But if poetry were a crime, and no other had been laid to his charge, the good chancellor might have stood his trial freely on such evidence as is found in his works. His Mery Jest, how a Sergeant would learn to play the Freere, is thought by Ellis to have furnished the hint for Cowper’s John Gilpin. A Rufull Lamentation on the death of Queen Elizabeth, Henry VIII.’s mother, has touches of pathos. The dying queen soliloquizes:
“Where are our castels now, where are our towers?
Godely Rychemonde, sone art thou gone from me!
At Westminster that costly worke of yours,[103]
Myne owne dere Lorde, now shall I never see!
Almighty God vouchsafe to grant that ye
For you and your children well may edify;
My palace byldyd is, and lo! now here I ly.”

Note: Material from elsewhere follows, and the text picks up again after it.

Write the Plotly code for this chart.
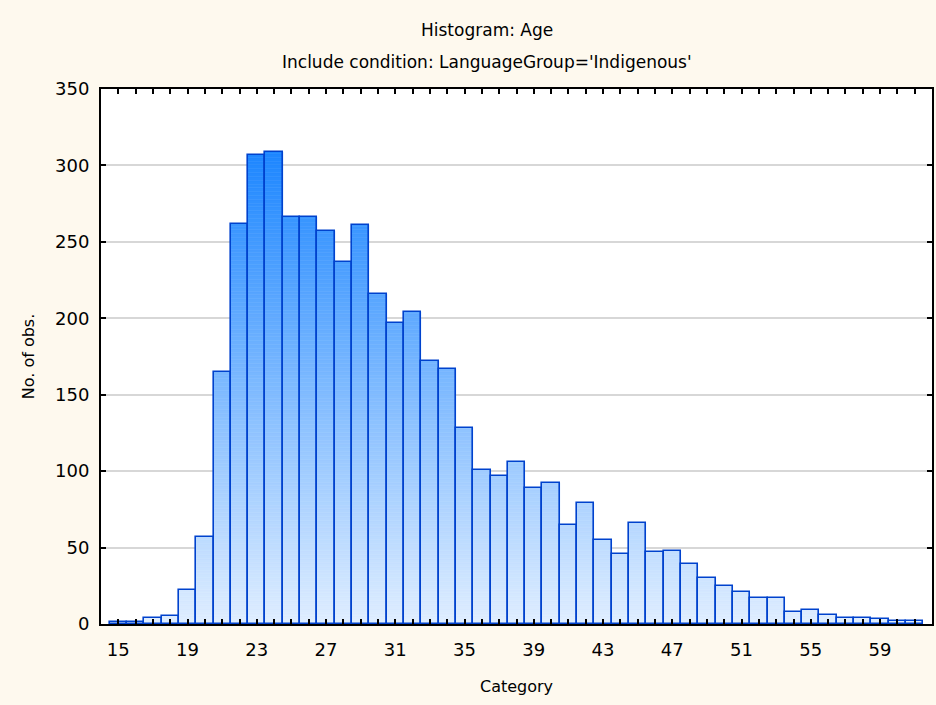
import plotly.graph_objects as go

categories = list(range(15, 62))
counts = [1, 1, 4, 5, 22, 57, 165, 262, 307, 309, 266, 266, 257, 237, 261, 216,
          197, 204, 172, 167, 128, 101, 97, 106, 89, 92, 65, 79, 55, 46, 66, 47,
          48, 39, 30, 25, 21, 17, 17, 8, 9, 6, 4, 4, 3, 2, 2]
x_tick_labels = [str(c) if (c - 15) % 4 == 0 else "" for c in categories]
title_text = "Histogram: Age"
subtitle_text = "Include condition: LanguageGroup='Indigenous'"

top_rgb = (28, 134, 255)
bot_rgb = (224, 238, 255)
grad_top = 310.0
step = 2.5

seg_x, seg_base, seg_h, seg_col = [], [], [], []
for c, v in zip(categories, counts):
    b = 0.0
    while b < v:
        h = min(step, v - b)
        f = min(1.0, (b + h / 2) / grad_top)
        col = tuple(round(bot_rgb[i] + (top_rgb[i] - bot_rgb[i]) * f) for i in range(3))
        seg_x.append(c)
        seg_base.append(b)
        seg_h.append(h)
        seg_col.append("rgb(%d,%d,%d)" % col)
        b += step

fig = go.Figure()
fig.add_trace(go.Bar(
    x=seg_x, y=seg_h, base=seg_base, width=1.0,
    marker=dict(color=seg_col, line=dict(color=seg_col, width=0.6)),
    hoverinfo="skip", showlegend=False,
))
fig.add_trace(go.Bar(
    x=categories, y=counts, width=1.0,
    marker=dict(color="rgba(0,0,0,0)", line=dict(color="rgb(0,66,205)", width=1.6)),
    showlegend=False,
))

font = "DejaVu Sans, Arial, sans-serif"
fig.update_layout(
    width=936, height=705,
    barmode="overlay", bargap=0,
    paper_bgcolor="#fef9ee", plot_bgcolor="white",
    margin=dict(l=101, r=4, t=89, b=81, autoexpand=False),
    font=dict(family=font, size=17, color="black"),
    xaxis=dict(
        range=[14, 62], tickmode="array", tickvals=categories, ticktext=x_tick_labels,
        ticks="inside", ticklen=5, tickwidth=1.5, tickcolor="black",
        showline=True, linecolor="black", linewidth=2, mirror="ticks",
        showgrid=False, zeroline=False, ticklabelstandoff=8,
        title=dict(text="Category", font=dict(size=16), standoff=22),
        tickfont=dict(size=18), automargin=False,
    ),
    yaxis=dict(
        range=[0, 350], tickmode="linear", tick0=0, dtick=50,
        ticks="inside", ticklen=5, tickwidth=1.5, tickcolor="black",
        showline=True, linecolor="black", linewidth=2, mirror="ticks",
        showgrid=True, gridcolor="rgb(215,215,215)", gridwidth=2, zeroline=False,
        ticklabelstandoff=6,
        title=dict(text="No. of obs.", font=dict(size=16), standoff=16),
        tickfont=dict(size=18), automargin=False,
    ),
    annotations=[
        dict(text=title_text, xref="paper", yref="paper", x=0.465, y=1, yshift=59,
             showarrow=False, font=dict(size=17), xanchor="center", yanchor="middle"),
        dict(text=subtitle_text, xref="paper", yref="paper", x=0.465, y=1, yshift=27,
             showarrow=False, font=dict(size=17), xanchor="center", yanchor="middle"),
    ],
)

fig.write_html("out.html", config={"displayModeBar": False},
               post_script="document.body.style.margin='0px';")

These, however, were the pastimes of his early youth, and even so were greatly, and doubtless justly, esteemed in his own time for their purity and elegance of style. For this reason also they are freely quoted by Dr. Johnson in the preface to his dictionary. More’s fame does not rest on these achievements,
but on the greatness of mind which baffled the tyrant, and “the erudition which overthrew the fabric of false learning and civilized his country.” If not a poet, he was better than a poet, a great and good man, and his memory not Catholics only, but all good men, must ever hold in affectionate reverence.